* Problem to work on *
In your copy, leave out the pictures; write out all the data exactly.

* Supplied information *
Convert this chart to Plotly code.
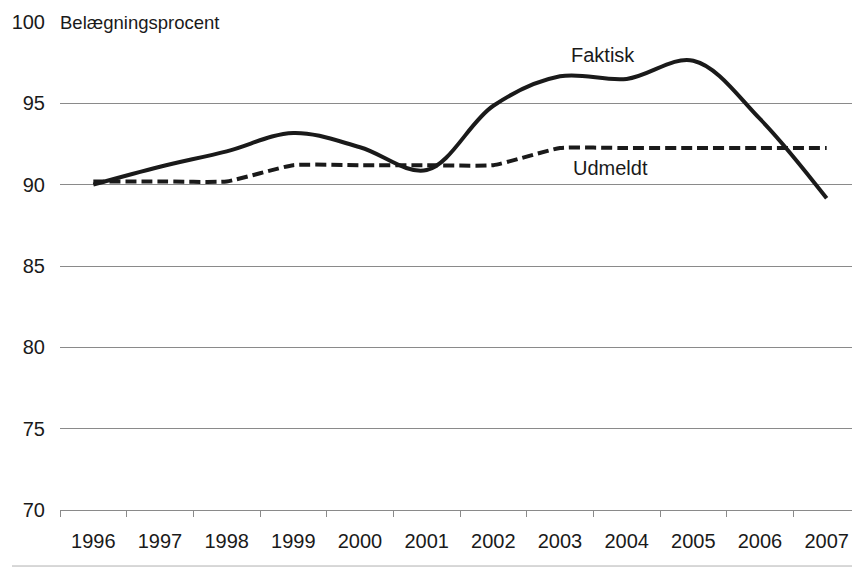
import plotly.graph_objects as go

years = ["1996", "1997", "1998", "1999", "2000", "2001", "2002", "2003", "2004", "2005", "2006", "2007"]
faktisk = [90.0, 91.1, 92.05, 93.18, 92.3, 90.9, 94.85, 96.66, 96.5, 97.62, 94.04, 89.16]
udmeldt = [90.2, 90.2, 90.2, 91.2, 91.2, 91.2, 91.2, 92.25, 92.25, 92.25, 92.25, 92.25]
yticks = [70, 75, 80, 85, 90, 95, 100]

FONT = "Liberation Sans, Arial, Helvetica, sans-serif"
INK = "#1a1a1a"

fig = go.Figure()
fig.add_trace(go.Scatter(
    x=years, y=udmeldt, mode="lines", name="Udmeldt",
    line=dict(color=INK, width=4, dash="11px,5px", shape="spline", smoothing=0.45),
))
fig.add_trace(go.Scatter(
    x=years, y=faktisk, mode="lines", name="Faktisk",
    line=dict(color=INK, width=4, shape="spline", smoothing=1.0),
))

fig.add_annotation(text="Faktisk", xref="paper", yref="y", x=0.679, y=97.97,
                   xanchor="center", yanchor="middle",
                   showarrow=False, font=dict(family=FONT, size=20, color=INK))
fig.add_annotation(text="Udmeldt", xref="paper", yref="y", x=0.6875, y=91.03,
                   xanchor="center", yanchor="middle",
                   showarrow=False, font=dict(family=FONT, size=20, color=INK))
fig.add_annotation(text="Belægningsprocent", xref="paper", yref="y", x=-0.009, y=100,
                   xanchor="left", yanchor="middle", showarrow=False,
                   bgcolor="white", borderpad=6,
                   font=dict(family=FONT, size=18.5, color=INK))

fig.add_shape(type="line", xref="paper", yref="paper", x0=-0.06, x1=1.0,
              y0=-0.1148, y1=-0.1148, line=dict(color="#b0b0b0", width=1))

# page body adds an 8px margin, so the figure is sized to fit the 860x567 window
fig.update_layout(
    width=852, height=559,
    margin=dict(l=52, r=0, t=14, b=57, autoexpand=False),
    paper_bgcolor="white", plot_bgcolor="white",
    showlegend=False,
    font=dict(family=FONT, color=INK),
)
fig.update_xaxes(
    type="category", range=[-0.5, 11.5], automargin=False,
    showgrid=False, showline=True, linecolor="#8a8a8a", linewidth=1.2,
    ticks="outside", tickson="boundaries", ticklen=6, tickcolor="#8a8a8a", tickwidth=1.2,
    tickfont=dict(family=FONT, size=20, color=INK), ticklabelstandoff=13,
    zeroline=False,
)
fig.update_yaxes(
    range=[70, 100], tickvals=yticks, automargin=False,
    showgrid=True, gridcolor="#8a8a8a", gridwidth=1,
    showline=False, zeroline=False, ticks="",
    tickfont=dict(family=FONT, size=20, color=INK), ticklabelstandoff=14,
)

fig.write_html("out.html")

* Response to the task *
Convert this chart to Plotly code.
import plotly.graph_objects as go

years = ["1996", "1997", "1998", "1999", "2000", "2001", "2002", "2003", "2004", "2005", "2006", "2007"]
faktisk = [90.0, 91.1, 92.05, 93.18, 92.3, 90.9, 94.85, 96.66, 96.5, 97.62, 94.04, 89.16]
udmeldt = [90.2, 90.2, 90.2, 91.2, 91.2, 91.2, 91.2, 92.25, 92.25, 92.25, 92.25, 92.25]
yticks = [70, 75, 80, 85, 90, 95, 100]

FONT = "Liberation Sans, Arial, Helvetica, sans-serif"
INK = "#1a1a1a"

fig = go.Figure()
fig.add_trace(go.Scatter(
    x=years, y=udmeldt, mode="lines", name="Udmeldt",
    line=dict(color=INK, width=4, dash="11px,5px", shape="spline", smoothing=0.45),
))
fig.add_trace(go.Scatter(
    x=years, y=faktisk, mode="lines", name="Faktisk",
    line=dict(color=INK, width=4, shape="spline", smoothing=1.0),
))

fig.add_annotation(text="Faktisk", xref="paper", yref="y", x=0.679, y=97.97,
                   xanchor="center", yanchor="middle",
                   showarrow=False, font=dict(family=FONT, size=20, color=INK))
fig.add_annotation(text="Udmeldt", xref="paper", yref="y", x=0.6875, y=91.03,
                   xanchor="center", yanchor="middle",
                   showarrow=False, font=dict(family=FONT, size=20, color=INK))
fig.add_annotation(text="Belægningsprocent", xref="paper", yref="y", x=-0.009, y=100,
                   xanchor="left", yanchor="middle", showarrow=False,
                   bgcolor="white", borderpad=6,
                   font=dict(family=FONT, size=18.5, color=INK))

fig.add_shape(type="line", xref="paper", yref="paper", x0=-0.06, x1=1.0,
              y0=-0.1148, y1=-0.1148, line=dict(color="#b0b0b0", width=1))

# page body adds an 8px margin, so the figure is sized to fit the 860x567 window
fig.update_layout(
    width=852, height=559,
    margin=dict(l=52, r=0, t=14, b=57, autoexpand=False),
    paper_bgcolor="white", plot_bgcolor="white",
    showlegend=False,
    font=dict(family=FONT, color=INK),
)
fig.update_xaxes(
    type="category", range=[-0.5, 11.5], automargin=False,
    showgrid=False, showline=True, linecolor="#8a8a8a", linewidth=1.2,
    ticks="outside", tickson="boundaries", ticklen=6, tickcolor="#8a8a8a", tickwidth=1.2,
    tickfont=dict(family=FONT, size=20, color=INK), ticklabelstandoff=13,
    zeroline=False,
)
fig.update_yaxes(
    range=[70, 100], tickvals=yticks, automargin=False,
    showgrid=True, gridcolor="#8a8a8a", gridwidth=1,
    showline=False, zeroline=False, ticks="",
    tickfont=dict(family=FONT, size=20, color=INK), ticklabelstandoff=14,
)

fig.write_html("out.html")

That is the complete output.